Now let's imagine that instead of $200, stacks are $600. Is the optimal raise sizing still $4, which is now 0.67% of the stacks? I don't think it is.

Let's say that when stacks were $200, you were getting stacks in at some point in the hand X% of the time. If you triple the stack sizes, you're going to really lower the value of X! It won't be 1/3 of what it was, it'll probably be more than that, but only slightly more. Now when you have a big hand and you wish you could play for stacks, you won't always get it all. That means your "theoretically correct" small open sizes could still be profitable for you, but they're not allowing you to get the full advantage of playing deep.

The way to fix this problem is to start raising bigger preflop.
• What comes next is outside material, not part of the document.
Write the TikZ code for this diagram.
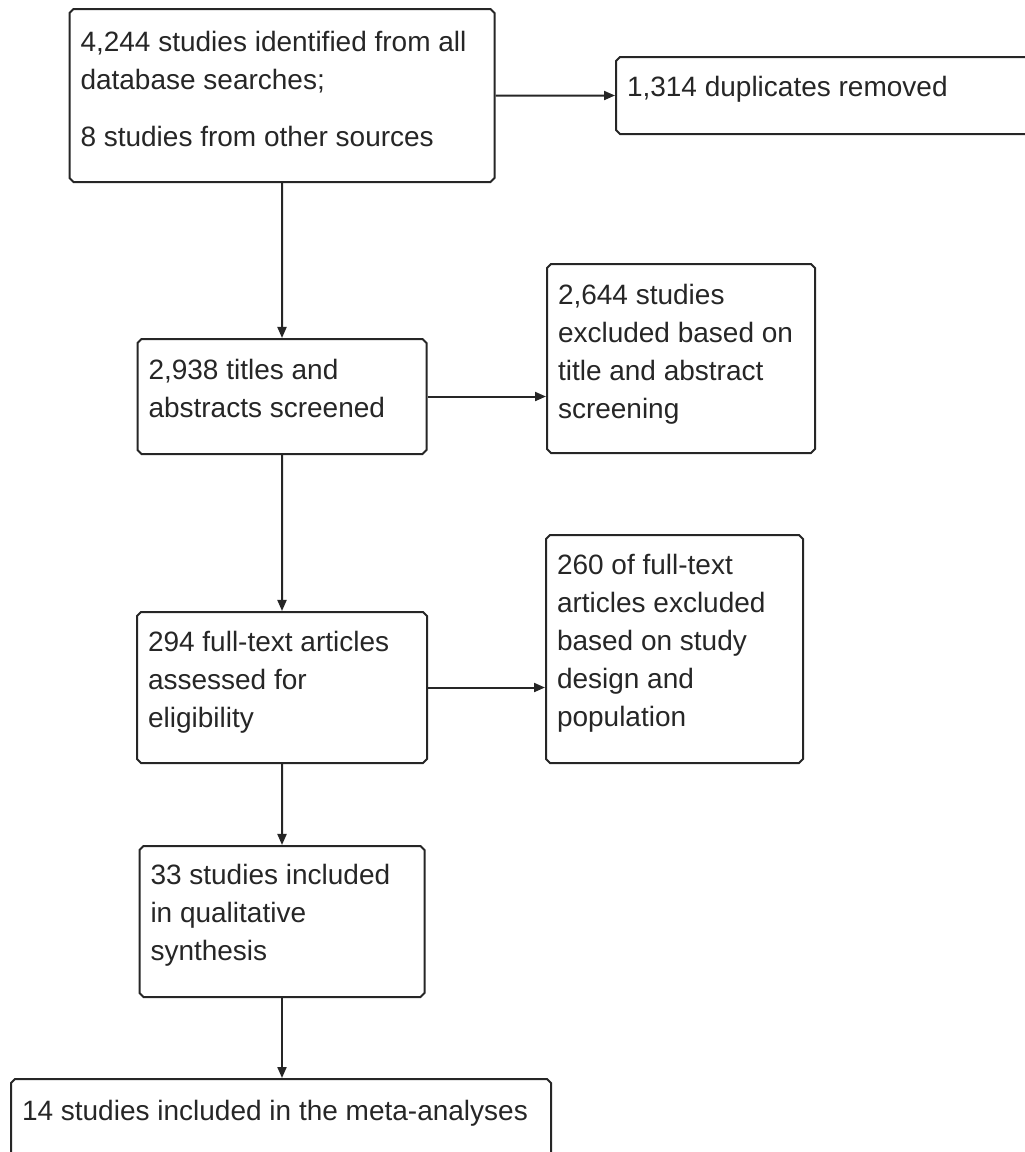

Just as a thought experiment, imagine that we're sitting $1k deep with 2 people, we raise to $15, they both call, we flop a boat and we extract about $500 each from our opponents. (This is obviously not an original thought experiment--check the link in the OP.) Without knowing anything about how the hand was played postflop, we probably could figure that doubling our preflop raise size, and letting the hand play out the same way otherwise, would have let us stack them instead of leaving them with money left over.

In short, it seems to me like in a typical LLSNL lineup, when stacks are so deep that it's hard to get all-in either way, increasing our preflop raise sizing would roughly proportionally increase our profitability from the hand.

Now the first part of that is important. You can call it an "exploit" if you want. It's tailored for games where people will call our raise, but not 3bet; otherwise we have to figure in the cost of getting blown off our hand, or the fact that now the blinds are a smaller percentage of our raise size. But in games where we don't care about those things, I don't think the theoretical reasoning for why you're supposed to raise small fully applies.